Count Levin August Gottlieb Theophil von Bennigsen (10 February 1745 in Braunschweig – 3 December 1826 in Banteln) was a German general in the service of the Russian Empire.
Bennigsen was born on 10 February 1745 into a Hanoverian noble family in Brunswick. His family owned several estates at Banteln in Hanover. Bennigsen served successively as a page at the Hanoverian court and as an officer of foot-guards, and four years later, in 1763, as captain, he participated in the final campaign of the Seven Years' War. In 1764, after the death of his father and his marriage to Baroness Steimberg, he retired from the Hanoverian army, and settled at the estates he owned in Banteln. In 1773, shortly after reentering Hanoverian service for a brief period, he entered the Russian service as a field officer, and was subsequently accepted into the Vyatka musketeer regiment in the same year. He fought against the Turks in 1774 and in 1778, becoming lieutenant-colonel in the latter year. In 1787 his conduct at the storming of Ochakov won him promotion to the rank of brigadier, and he distinguished himself repeatedly in smashing the Kościuszko Uprising and in the Persian War of 1796 where he fought at Derbent. On 9 July 1794, he was promoted to Major General for his accomplishments in the former campaign, and on 26 September 1794 he was awarded the Order of St. George of the Third Degree and an estate in Minsk guberniya.
In 1798 Bennigsen was fired from military service by the Tsar Paul I allegedly because of his connections with Platon Zubov. It is known that he took an active part in the planning phase of the conspiracy to assassinate Paul I, but his role in the actual killing remains a matter of conjecture. Tsar Alexander I made him governor-general of Lithuania in 1801, and in 1802 a general of cavalry.
In 1806 Bennigsen was in command of one of the Russian armies operating against Napoleon, when he fought the battle of Pultusk and met the emperor in person in the bloody battle of Eylau (8 February 1807). In the Battle of Pultusk he resisted French troops under Jean Lannes before retreating. This brought him the Order of St. George of the Second Degree while after the battle of Eylau he was awarded Order of St. Andrew - the highest order in the Russian empire.
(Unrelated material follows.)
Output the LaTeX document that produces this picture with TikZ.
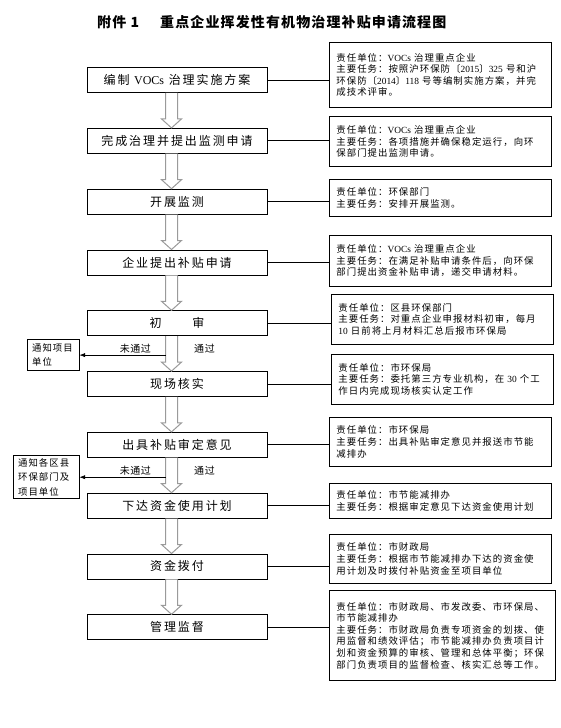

Here he could claim to have inflicted the first reverse suffered by Napoleon, but six months later Bennigsen met with the crushing defeat of Friedland (14 June 1807) the direct consequence of which was the treaty of Tilsit.
Bennigsen was heavily criticised for the Battle of Friedland and for the decline of discipline in the army and now retired for some years, but in the campaign of 1812 he reappeared in the army in various responsible positions. He was present at Borodino, and defeated Murat in the engagement of Tarutino where he himself was wounded in the leg, but on account of a quarrel with Marshal Kutusov, the Russian commander-in-chief, he was compelled to retire from active military employment.
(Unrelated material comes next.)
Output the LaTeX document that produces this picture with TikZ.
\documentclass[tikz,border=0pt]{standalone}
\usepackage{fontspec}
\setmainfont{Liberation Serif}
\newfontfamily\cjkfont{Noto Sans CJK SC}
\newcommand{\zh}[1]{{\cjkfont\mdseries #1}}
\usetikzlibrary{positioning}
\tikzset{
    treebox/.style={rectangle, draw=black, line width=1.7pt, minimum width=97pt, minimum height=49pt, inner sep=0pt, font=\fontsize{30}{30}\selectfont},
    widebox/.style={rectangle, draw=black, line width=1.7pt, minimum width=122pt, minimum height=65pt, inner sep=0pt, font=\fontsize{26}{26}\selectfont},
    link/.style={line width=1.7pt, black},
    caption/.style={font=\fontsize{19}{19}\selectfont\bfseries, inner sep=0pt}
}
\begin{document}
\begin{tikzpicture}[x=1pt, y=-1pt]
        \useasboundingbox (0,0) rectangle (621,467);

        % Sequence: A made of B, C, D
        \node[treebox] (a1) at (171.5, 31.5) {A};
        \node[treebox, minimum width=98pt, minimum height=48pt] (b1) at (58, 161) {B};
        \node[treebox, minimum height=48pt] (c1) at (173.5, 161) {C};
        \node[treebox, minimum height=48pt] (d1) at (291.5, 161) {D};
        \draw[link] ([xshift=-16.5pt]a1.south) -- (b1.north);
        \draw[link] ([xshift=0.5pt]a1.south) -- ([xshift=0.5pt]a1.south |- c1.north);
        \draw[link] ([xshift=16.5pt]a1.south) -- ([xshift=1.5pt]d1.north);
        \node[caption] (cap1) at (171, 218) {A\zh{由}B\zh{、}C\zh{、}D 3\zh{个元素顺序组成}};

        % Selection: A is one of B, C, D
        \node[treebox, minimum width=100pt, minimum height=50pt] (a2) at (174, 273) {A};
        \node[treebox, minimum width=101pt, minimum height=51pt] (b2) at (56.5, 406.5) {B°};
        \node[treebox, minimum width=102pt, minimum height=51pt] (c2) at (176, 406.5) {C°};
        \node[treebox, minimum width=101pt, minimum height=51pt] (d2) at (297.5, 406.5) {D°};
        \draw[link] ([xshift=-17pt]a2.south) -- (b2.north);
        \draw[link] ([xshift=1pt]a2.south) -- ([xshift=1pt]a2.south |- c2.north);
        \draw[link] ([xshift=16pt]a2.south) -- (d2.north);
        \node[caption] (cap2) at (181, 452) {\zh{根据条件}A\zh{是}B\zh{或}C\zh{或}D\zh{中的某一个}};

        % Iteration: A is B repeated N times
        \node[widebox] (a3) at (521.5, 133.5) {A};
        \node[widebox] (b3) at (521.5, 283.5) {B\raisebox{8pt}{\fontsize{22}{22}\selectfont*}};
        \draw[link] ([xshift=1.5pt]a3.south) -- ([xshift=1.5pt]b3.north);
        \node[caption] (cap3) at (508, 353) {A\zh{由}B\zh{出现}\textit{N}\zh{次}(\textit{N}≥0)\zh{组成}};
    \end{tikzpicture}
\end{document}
After the death of Kutusov, Bennigsen was recalled and placed at the head of an army. Bennigsen participated in the battles of Bautzen and Lützen, leading one of the columns that made the decisive attack on the last day of the battle of Leipzig (16–19 October 1813). On the same evening he was made a count by the emperor Alexander I, and he afterwards commanded the forces which operated against Marshal Davout in North Germany, most notably in the year-long Siege of Hamburg (1813–14). After the peace treaty of Fontainebleau he was awarded the St. George order of the First Degree - the highest Russian military order - for his actions in the Napoleonic wars in general.
After the general peace Bennigsen held a command from 1815 to 1818, when he retired from active service and settled on his Hanoverian estate of Banteln near Hildesheim. By the end of his life he completely lost his sight. He died on 31 December 1826, eight years after he had retired. His son, Count Alexander Levin von Bennigsen (1809-1893) was a distinguished Hanoverian statesman.
Bennigsen wrote the three-volume "Mémoires du général Bennignien", which was published in Paris in 1907-1908. Though they contain "fascinating" details regarding the Russian wars and battles between 1806-1813, the work often beautifies historical facts.